November 2007: The only benefits GM crops have brought are to the biotech companies that own the patents and a few farmers growing them on an industrial scale, says Friends of the Earth.

The group was responding to reports that the Government has given its backing to a new campaign by farmers and industry to introduce GM crops to Britain.The Government is reported to believe the public will now accept that the technology is vital to the development of higher-yield and hardier food for the world’s increasing population and will help produce crops that can be used as biofuels in the fight against climate change.

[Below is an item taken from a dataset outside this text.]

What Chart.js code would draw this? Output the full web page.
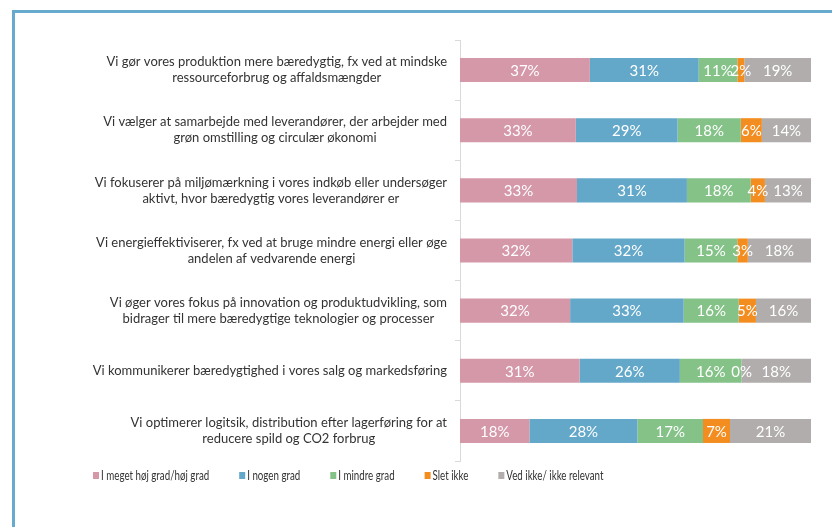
<!DOCTYPE html>
<html>
<head>
<meta charset="utf-8">
<script src="https://cdn.jsdelivr.net/npm/chart.js@4/dist/chart.umd.min.js"></script>
<style>
    html, body { margin: 0; padding: 0; background: #fff; overflow: hidden; width: 832px; height: 527px; }
    #frame {
        position: absolute; left: 12px; top: 10px;
        width: 870px; height: 600px;
        border: 3px solid #66abcd;
        background: #fff;
    }
    #wrap { position: absolute; left: 0; top: 0; width: 840px; height: 560px; }
</style>
</head>
<body>
<div id="frame">
    <div id="wrap"><canvas id="chart"></canvas></div>
</div>
<script>
// Kategorier (spørgsmål)
const categories = [
    ['Vi gør vores produktion mere bæredygtig, fx ved at mindske', 'ressourceforbrug og affaldsmængder'],
    ['Vi vælger at samarbejde med leverandører, der arbejder med', 'grøn omstilling og circulær økonomi'],
    ['Vi fokuserer på miljømærkning i vores indkøb eller undersøger', 'aktivt, hvor bæredygtig vores leverandører er'],
    ['Vi energieffektiviserer, fx ved at bruge mindre energi eller øge', 'andelen af vedvarende energi'],
    ['Vi øger vores fokus på innovation og produktudvikling, som', 'bidrager til mere bæredygtige teknologier og processer'],
    ['Vi kommunikerer bæredygtighed i vores salg og markedsføring'],
    ['Vi optimerer logitsik, distribution efter lagerføring for at', 'reducere spild og CO2 forbrug']
];

// Svar i procent (som vist i etiketterne)
const hoejGrad   = [37, 33, 33, 32, 32, 31, 18];
const nogenGrad  = [31, 29, 31, 32, 33, 26, 28];
const mindreGrad = [11, 18, 18, 15, 16, 16, 17];
const sletIkke   = [2, 6, 4, 3, 5, 0, 7];
const vedIkke    = [19, 14, 13, 18, 16, 18, 21];

const seriesNames = ['I meget høj grad/høj grad', 'I nogen grad', 'I mindre grad', 'Slet ikke', 'Ved ikke/ ikke relevant'];
const seriesColors = ['#d498a9', '#63a7c9', '#84c288', '#f38d1f', '#b1adad'];

const allSeries = [hoejGrad, nogenGrad, mindreGrad, sletIkke, vedIkke];

// 100% stablet: hver række skaleres til sin sum
const rowTotals = categories.map((c, i) => allSeries.reduce((s, arr) => s + arr[i], 0));

const LABEL_FONT = '13px Lato';
const VALUE_FONT = '15px Lato';
const LEGEND_FONT = '13px Lato';
const LEGEND_SQUEEZE = 0.75; // smal skrift i forklaringen

// Plugin: værdier i søjlerne
const valueLabels = {
    id: 'valueLabels',
    afterDatasetsDraw(chart) {
        const ctx = chart.ctx;
        ctx.save();
        ctx.font = VALUE_FONT;
        ctx.fillStyle = '#ffffff';
        ctx.textAlign = 'center';
        ctx.textBaseline = 'middle';
        chart.data.datasets.forEach((ds, di) => {
            const meta = chart.getDatasetMeta(di);
            meta.data.forEach((bar, i) => {
                const x = (bar.x + bar.base) / 2;
                ctx.fillText(ds.raw[i] + '%', x, bar.y + 1);
            });
        });
        ctx.restore();
    }
};

// Plugin: kategoritekster (centreret linje for linje, højrestillet blok)
const categoryLabels = {
    id: 'categoryLabels',
    afterDraw(chart) {
        const ctx = chart.ctx;
        const yScale = chart.scales.y;
        const rightEdge = yScale.right - 13;
        const lineH = 16;
        ctx.save();
        ctx.font = LABEL_FONT;
        ctx.fillStyle = '#333333';
        ctx.textAlign = 'center';
        ctx.textBaseline = 'middle';
        categories.forEach((lines, i) => {
            const y = yScale.getPixelForValue(i);
            const maxW = Math.max(...lines.map(l => ctx.measureText(l).width));
            const cx = rightEdge - maxW / 2;
            const startY = y - (lines.length - 1) * lineH / 2;
            lines.forEach((l, k) => ctx.fillText(l, cx, startY + k * lineH));
        });
        ctx.restore();
    }
};

// Plugin: forklaring nederst
const bottomLegend = {
    id: 'bottomLegend',
    afterDraw(chart) {
        const ctx = chart.ctx;
        const y = chart.chartArea.bottom + 15;
        let x = 78;
        ctx.save();
        ctx.font = LEGEND_FONT;
        ctx.textBaseline = 'middle';
        ctx.textAlign = 'left';
        chart.data.datasets.forEach(ds => {
            ctx.fillStyle = ds.backgroundColor;
            ctx.fillRect(x, y - 4, 6, 7);
            ctx.fillStyle = '#333333';
            const tx = x + 8;
            ctx.save();
            ctx.translate(tx, y);
            ctx.scale(LEGEND_SQUEEZE, 1);
            ctx.fillText(ds.label, 0, 0);
            ctx.restore();
            x = tx + ctx.measureText(ds.label).width * LEGEND_SQUEEZE + 30;
        });
        ctx.restore();
    }
};

const datasets = allSeries.map((arr, si) => ({
    label: seriesNames[si],
    data: arr.map((v, i) => v / rowTotals[i] * 100),
    raw: arr,
    backgroundColor: seriesColors[si],
    borderWidth: 0,
    barPercentage: 0.4,
    categoryPercentage: 1.0
}));

new Chart(document.getElementById('chart'), {
    type: 'bar',
    data: {
        labels: categories.map(c => c.join(' ')),
        datasets: datasets
    },
    options: {
        indexAxis: 'y',
        responsive: true,
        maintainAspectRatio: false,
        animation: false,
        layout: {
            padding: { top: 27, right: 44, bottom: 112, left: 0 }
        },
        plugins: {
            legend: { display: false },
            tooltip: { enabled: false }
        },
        scales: {
            x: {
                stacked: true,
                min: 0,
                max: 100,
                display: false
            },
            y: {
                stacked: true,
                afterFit: (scale) => { scale.width = 445; },
                grid: {
                    offset: true,
                    drawOnChartArea: false,
                    tickLength: 5,
                    color: '#d9d9d9'
                },
                border: { color: '#d9d9d9', width: 1 },
                ticks: { display: false }
            }
        }
    },
    plugins: [valueLabels, categoryLabels, bottomLegend]
});
</script>
</body>
</html>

A senior Government source was reported as saying: “GM will come back to the UK; the question is how it comes back, not whether it’s coming back.”But Friends of the Earth’s GM campaigner Clare Oxborrow said: “The Government should take a close look at how little the GM industry has delivered for the environment, farmers and food security, before backing its latest PR campaign. “GM crops often need more pesticides, provide lower yields and have caused widespread contamination of the food supply. “Having failed to convince the public to accept its technology, the GM industry is cynically using concerns over climate change and the environment to push its crops.“Rather than backing this expensive and risky technology, the Government should fund popular and sustainable farming methods that are already delivering benefits, such as organic and locally produced food. “Around the world emphasis should be placed on maintaining diversity in seed stocks, so that crops adapted to local environmental conditions can be developed, and ensuring that people have access to land and the ability to grow food for themselves.”Attempts to introduce GM to Britain in the late 1990s met a wave of direct action from activists tearing up crops. Supermarkets such as Sainsbury’s and Marks & Spencer barred GM ingredients from their ranges for fear of provoking a consumer backlash. In 2004, the government announced that no GM crops would be grown in the country for the “foreseeable future”, prompting Lord Peter Melchett, policy director of the Soil Association, to declare: “This is the end of GM in Britain.”